В сфере композиции, в строении формы, таким образом, обнаруживается та же пара, которой описываются и генеральные типы системы спектакля и его структуры и которая дает основание одной из типологий содержания. Но подобно тому, как характер сложения сил сам по себе не может отвечать за весь объем содержания, аналитический и синтетический, то есть причинно-следственный и ассоциативный типы композиции не могут исчерпать и не исчерпывают все потребности содержания в полном и объемном оформлении.

На известном уровне различения типология композиций перестает выглядеть плоской, однокрасочной; ее свойства оказываются собранными в две, как минимум, группы. Как в структуре, одна часть этих свойств берет на себя обязательство построить форму спектакля в соответствии с тем или иным способом художественного мышления, другая обеспечивает этому художественному действию драматическую его специфику.

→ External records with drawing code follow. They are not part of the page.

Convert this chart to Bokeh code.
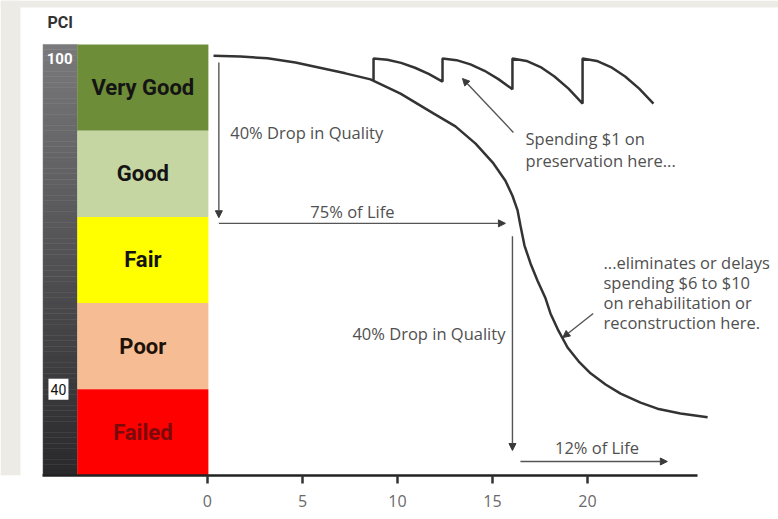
import numpy as np
from bokeh.plotting import figure
from bokeh.models import Range1d, FixedTicker, Arrow, NormalHead, ColumnDataSource
from bokeh.core.properties import value
from bokeh.embed import file_html
from bokeh.resources import INLINE

# ---------------- data ----------------
age_ticks = [0, 5, 10, 15, 20]

band_names = ["Very Good", "Good", "Fair", "Poor", "Failed"]
band_top = [100, 80, 60, 40, 20]
band_bottom = [80, 60, 40, 20, 0]
band_colors = ["#6e8d38", "#c6d6a2", "#ffff00", "#f6bd94", "#fe0000"]
band_text_colors = ["#141414", "#141414", "#141414", "#1e1208", "#7a0a0a"]

pci_tick_labels = ["100", "40"]
pci_tick_pos = [100, 20]

# pavement condition curve (age in years, schematic PCI)
curve_age = [0.32, 1.74, 3.16, 4.63, 5.79, 7.26, 8.58, 10.16, 11.89, 13.05, 14.11,
             15.05, 15.68, 16.05, 16.32, 16.47, 16.68, 17.0, 17.37, 17.79, 18.05,
             18.47, 18.95, 19.53, 20.16, 20.95, 21.74, 22.79, 23.68, 24.89, 26.32]
curve_pci = [97.4, 97.2, 96.8, 95.8, 94.7, 93.3, 91.9, 88.6, 84.0, 81.0, 77.0,
             72.4, 68.4, 64.9, 61.5, 58.0, 53.4, 49.2, 45.2, 41.1, 37.6,
             33.6, 29.7, 26.5, 23.7, 21.1, 19.0, 16.9, 15.5, 14.4, 13.5]

# preservation (saw-tooth) curve
pres_age = [8.74, 8.74, 9.47, 10.19, 10.92, 11.64, 12.37,
            12.37, 13.11, 13.84, 14.58, 15.31, 16.05,
            16.05, 16.79, 17.53, 18.26, 19.0, 19.74,
            19.74, 20.49, 21.23, 21.98, 22.72, 23.47]
pres_pci = [91.7, 96.75, 96.45, 95.73, 94.6, 93.17, 91.4,
            96.75, 96.36, 95.39, 93.89, 91.96, 89.6,
            96.75, 96.18, 94.76, 92.57, 89.75, 86.3,
            96.75, 96.18, 94.76, 92.57, 89.75, 86.3]

# annotations: arrows (x_start, y_start, x_end, y_end)
arrow_x0 = [0.6, 0.6, 16.05, 16.47, 16.1, 20.3]
arrow_y0 = [95.8, 58.5, 55.5, 3.25, 79.6, 37.6]
arrow_x1 = [0.6, 15.68, 16.05, 24.2, 13.42, 18.7]
arrow_y1 = [59.8, 58.5, 5.8, 3.25, 92.1, 32.0]

note_text = ["40% Drop in Quality", "75% of Life", "40% Drop in Quality", "12% of Life",
             "Spending $1 on", "preservation here...",
             "...eliminates or delays", "spending $6 to $10",
             "on rehabilitation or", "reconstruction here."]
note_x = [1.2, 7.63, 15.68, 20.5, 16.74, 16.74, 20.84, 20.84, 20.84, 20.84]
note_y = [79.6, 61.2, 32.9, 6.4, 78.2, 73.1, 49.4, 44.8, 40.1, 35.5]
note_align = ["left", "center", "right", "center", "left", "left", "left", "left", "left", "left"]

# ---------------- figure ----------------
X0, X1 = -10.89, 30.05
Y0, Y1 = 0, 110.2
p = figure(width=778, height=519, x_range=Range1d(X0, X1), y_range=Range1d(Y0, Y1),
           output_backend="svg", toolbar_location=None,
           min_border_left=0, min_border_right=0, min_border_top=0, min_border_bottom=44)
p.yaxis.visible = False
p.grid.visible = False
p.outline_line_color = None
p.background_fill_color = "white"
p.border_fill_color = "white"

ax = p.xaxis[0]
ax.ticker = FixedTicker(ticks=age_ticks)
ax.bounds = (-8.68, 25.8)
ax.axis_line_color = "#222222"
ax.axis_line_width = 2.5
ax.major_tick_line_color = "#333333"
ax.major_tick_line_width = 2.5
ax.major_tick_out = 8
ax.major_tick_in = 0
ax.minor_tick_out = 0
ax.minor_tick_in = 0
ax.major_label_standoff = 11
ax.major_label_text_font = "Open Sans"
ax.major_label_text_font_size = "16px"
ax.major_label_text_color = "#6a6a6a"

# light frame strips of the original slide
p.quad(left=X0, right=-9.84, top=Y1, bottom=Y0, fill_color="#ecebe5", line_color=None)
p.quad(left=X0, right=X1, top=Y1, bottom=108.6, fill_color="#ecebe5", line_color=None)

# gray PCI scale bar with vertical gradient
n = 80
edges = np.linspace(100, 0, n + 1)
shade = np.linspace(0x7a, 0x2a, n).astype(int)
grad_colors = ["#%02x%02x%02x" % (s, s, min(s + 3, 255)) for s in shade]
p.quad(left=-8.65, right=-6.85, top=edges[:-1], bottom=edges[1:],
       fill_color=grad_colors, line_color=grad_colors, line_width=0.5)

# condition bands
band_src = ColumnDataSource(dict(top=band_top, bottom=band_bottom, color=band_colors,
                                 name=band_names, tcolor=band_text_colors,
                                 mid=[(t + b) / 2 for t, b in zip(band_top, band_bottom)]))
p.quad(left=-6.85, right=0.05, top="top", bottom="bottom", fill_color="color",
       line_color=None, source=band_src)
p.text(x=-3.4, y="mid", text="name", text_color="tcolor", source=band_src,
       text_align="center", text_baseline="middle", text_font=value("Roboto"),
       text_font_style="bold", text_font_size="22px")

# PCI scale labels
p.text(x=[-7.78], y=[pci_tick_pos[0] - 3.3], text=[pci_tick_labels[0]], text_color="white",
       text_align="center", text_baseline="middle", text_font=value("Roboto"),
       text_font_style="bold", text_font_size="15px")
p.rect(x=[-7.84], y=[pci_tick_pos[1]], width=20, height=21, width_units="screen",
       height_units="screen", fill_color="white", line_color=None)
p.text(x=[-7.84], y=[pci_tick_pos[1]], text=[pci_tick_labels[1]], text_color="#111111",
       text_align="center", text_baseline="middle", text_font=value("Roboto"),
       text_font_size="14px")

# axis title "PCI"
p.text(x=[-8.42], y=[105.1], text=["PCI"], text_color="#333333", text_align="left",
       text_baseline="middle", text_font=value("Roboto"), text_font_style="bold",
       text_font_size="16px")

# curves
p.line(curve_age, curve_pci, line_width=2.5, line_color="#333333")
p.line(pres_age, pres_pci, line_width=2.5, line_color="#333333")

# arrows
for xs, ys, xe, ye in zip(arrow_x0, arrow_y0, arrow_x1, arrow_y1):
    p.add_layout(Arrow(end=NormalHead(size=7, fill_color="#3a3a3a", line_color="#3a3a3a"),
                       x_start=xs, y_start=ys, x_end=xe, y_end=ye,
                       line_color="#555555", line_width=1.4))

# notes
note_src = ColumnDataSource(dict(x=note_x, y=note_y, text=note_text, align=note_align))
p.text(x="x", y="y", text="text", text_align="align", source=note_src,
       text_baseline="middle", text_font=value("Open Sans"), text_font_size="16.5px",
       text_color="#505050")

open("out.html", "w").write(file_html(p, INLINE))
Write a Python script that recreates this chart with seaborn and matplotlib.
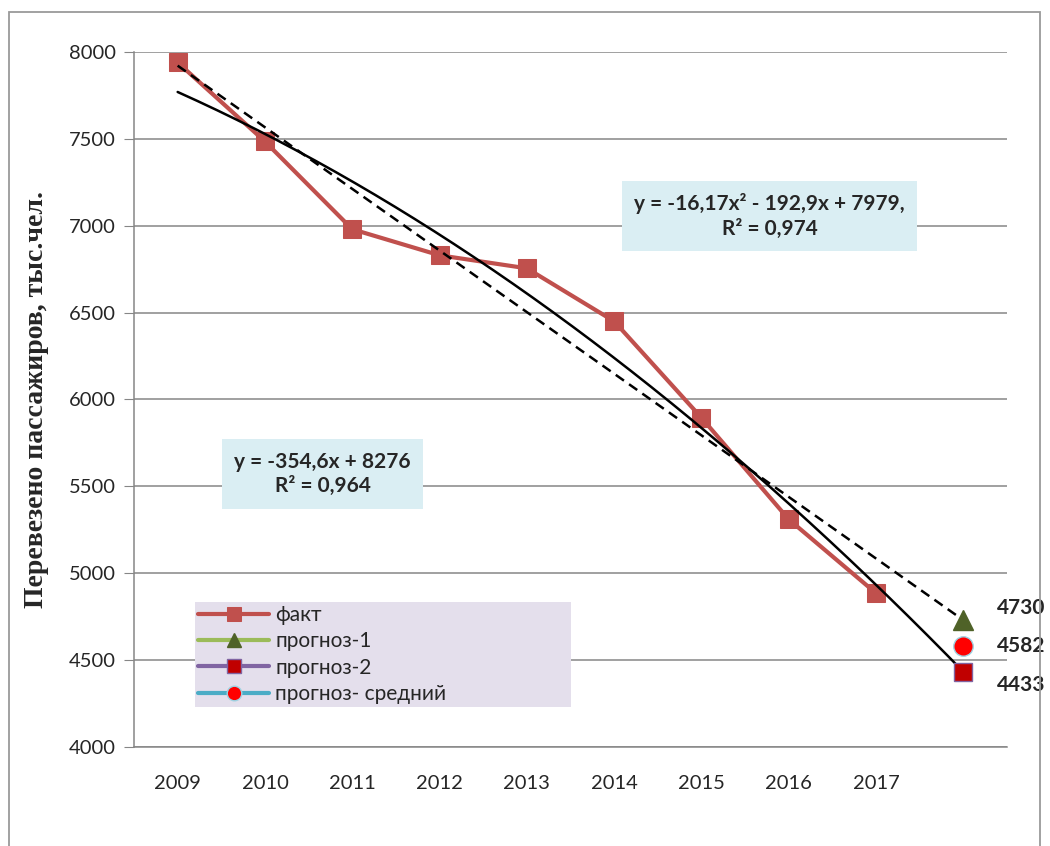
import numpy as np
import pandas as pd
import matplotlib
matplotlib.use("Agg")
import matplotlib.pyplot as plt
import seaborn as sns
from matplotlib.patches import Rectangle
from matplotlib.ticker import FixedLocator

# data
years = ['2009', '2010', '2011', '2012', '2013', '2014', '2015', '2016', '2017', '']
fact = [7940, 7485, 6980, 6830, 6755, 6450, 5895, 5310, 4885]
forecast_1 = 4730
forecast_2 = 4433
forecast_avg = 4582

# trend lines shown in the chart (Excel trendlines, x = 1..10)
lin_coef = [-354.6, 8276]
poly_coef = [-16.17, -192.9, 7979]
lin_text = 'y = -354,6x + 8276\nR² = 0,964'
poly_text = 'y = -16,17x² - 192,9x + 7979,\nR² = 0,974'

sns.set_style('white')
plt.rcParams['font.family'] = ['Lato', 'DejaVu Sans']
plt.rcParams['font.size'] = 12

fig = plt.figure(figsize=(10.5, 8.46), dpi=100)
ax = fig.add_axes([134 / 1050, 1 - 747 / 846, 873 / 1050, 695 / 846])

pos = np.arange(len(years))
df = pd.DataFrame({'pos': pos[:len(fact)], 'value': fact})

# trendlines
xt = np.linspace(1, 10, 200)
ax.plot(xt - 1, np.polyval(lin_coef, xt), color='black', lw=1.8, ls=(0, (4, 2.5)), zorder=3)
ax.plot(xt - 1, np.polyval(poly_coef, xt), color='black', lw=1.8, zorder=3)

sns.lineplot(data=df, x='pos', y='value', ax=ax, color='#C0504D', lw=3, marker='s',
             markersize=13, markeredgecolor='#C0504D', label='факт', zorder=2)

ax.plot([pos[9]], [forecast_1], marker='^', ls='-', color='#9BBB59', markersize=14,
        markerfacecolor='#4F6228', markeredgecolor='#4F6228', lw=3, label='прогноз-1', zorder=4)
ax.plot([pos[9]], [forecast_2], marker='s', ls='-', color='#8064A2', markersize=13,
        markerfacecolor='#C00000', markeredgecolor='#8064A2', lw=3, label='прогноз-2', zorder=4)
ax.plot([pos[9]], [forecast_avg], marker='o', ls='-', color='#4BACC6', markersize=14,
        markerfacecolor='#FF0000', markeredgecolor='#9DD3E3', lw=3, label='прогноз- средний', zorder=5)

for v, dy in [(forecast_1, 70), (forecast_avg, 0), (forecast_2, -75)]:
    ax.text(9.66, v + dy, str(v), ha='center', va='center', fontsize=15, fontweight='bold',
            clip_on=False)

ax.set_xlim(-0.5, 9.5)
ax.set_ylim(4000, 8000)
ax.set_yticks(np.arange(4000, 8001, 500))
ax.set_xticks(pos)
ax.set_xticklabels(years)
ax.xaxis.set_minor_locator(FixedLocator(np.arange(-0.5, 10, 1)))
ax.tick_params(axis='x', which='major', length=0, pad=20, labelsize=14.5)
ax.tick_params(axis='x', which='minor', length=7, color='#868686', direction='out')
ax.tick_params(axis='y', length=7, color='#868686', direction='out', labelsize=14.5, pad=6,
               left=True)
ax.yaxis.grid(True, color='#868686', lw=1.1)
ax.xaxis.grid(False)
for s in ['top', 'right']:
    ax.spines[s].set_visible(False)
for s in ['left', 'bottom']:
    ax.spines[s].set_color('#868686')
    ax.spines[s].set_linewidth(1.1)
ax.set_xlabel('')
ax.set_ylabel('Перевезено пассажиров, тыс.чел.', family=['Liberation Serif', 'DejaVu Serif'],
              fontsize=20, fontweight='bold', labelpad=14)

box = dict(boxstyle='square,pad=0.6', facecolor='#DAEEF3', edgecolor='none')
ax.text(6.78, 7056, poly_text, ha='center', va='center', fontsize=15, fontweight='bold',
        linespacing=1.3, bbox=box, zorder=6)
ax.text(1.66, 5571, lin_text, ha='center', va='center', fontsize=15, fontweight='bold',
        linespacing=1.3, bbox=box, zorder=6)

leg = ax.legend(loc='lower left', bbox_to_anchor=(0.07, 0.0576, 0.43, 0.158), mode='expand',
                frameon=True, fancybox=False, facecolor='#E4DFEC', edgecolor='none',
                framealpha=1, fontsize=15, handlelength=3.4, borderpad=0.15, markerscale=0.75,
                labelspacing=0.3, handletextpad=0.3, borderaxespad=0)
leg.set_zorder(7)
leg._legend_box.align = 'left'

fig.patches.append(Rectangle((9 / 1050, -0.01), 1031 / 1050, 1 - 12 / 846 + 0.01,
                             transform=fig.transFigure, fill=False, edgecolor='#9A9A9A', lw=1.3))

fig.savefig('out.png', dpi=100)
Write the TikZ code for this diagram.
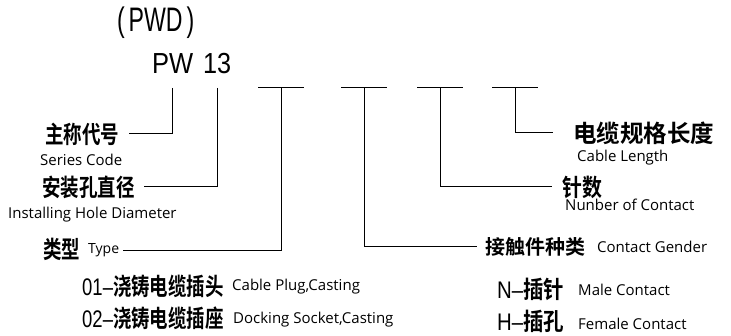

Чтобы отличить, условно назовем эту вторую ипостась композиции архитектоникой и обратим внимание на то, что и здесь мы имеем дело с простейшим и фундаментальным. Из любой части театрального предмета извлеченные, сами по себе разные и любым возможным для нашего искусства способом сопряженные силы действуют в спектакле, чтобы реализовать какие-то особые противоречия. При этом всякое действие где-то и как-то начинается и чем-то заканчивается; драматическое, разумеется, тоже. Но для драматического действия наличие начала и конца характеристика хотя и обязательная, но никак не специфическая. Более того, неспецифично и то, что, кажется, к драматическим свойствам приближает: тесная связь между началом и концом. Когда-то Гегель остроумно заметил, что пьеса пишется с конца. Но как бы неясно ни виделась Пушкину даль его свободного романа «Евгений Онегин», неожиданно «оборванный» финал – несомненный конец собственного начала. Приближает к искомой драматической специфике – причем, на наш взгляд, резко и сразу очень содержательно – лапидарное аристотелевское установление, касающееся композиции – нужны завязка и развязка (в другой формулировке «узел и развязка») и трактовка, которую он дал этому закону: завязка есть то, что простирается от начала трагедии «до той ее части, на рубеже которой начинается переход к счастью <от несчастья или от счастья к несчастью>»[103]103
  Аристотель и античная литература. М., 1978. С. 141.


[Закрыть]
а развязка – от начала этого перехода и до конца.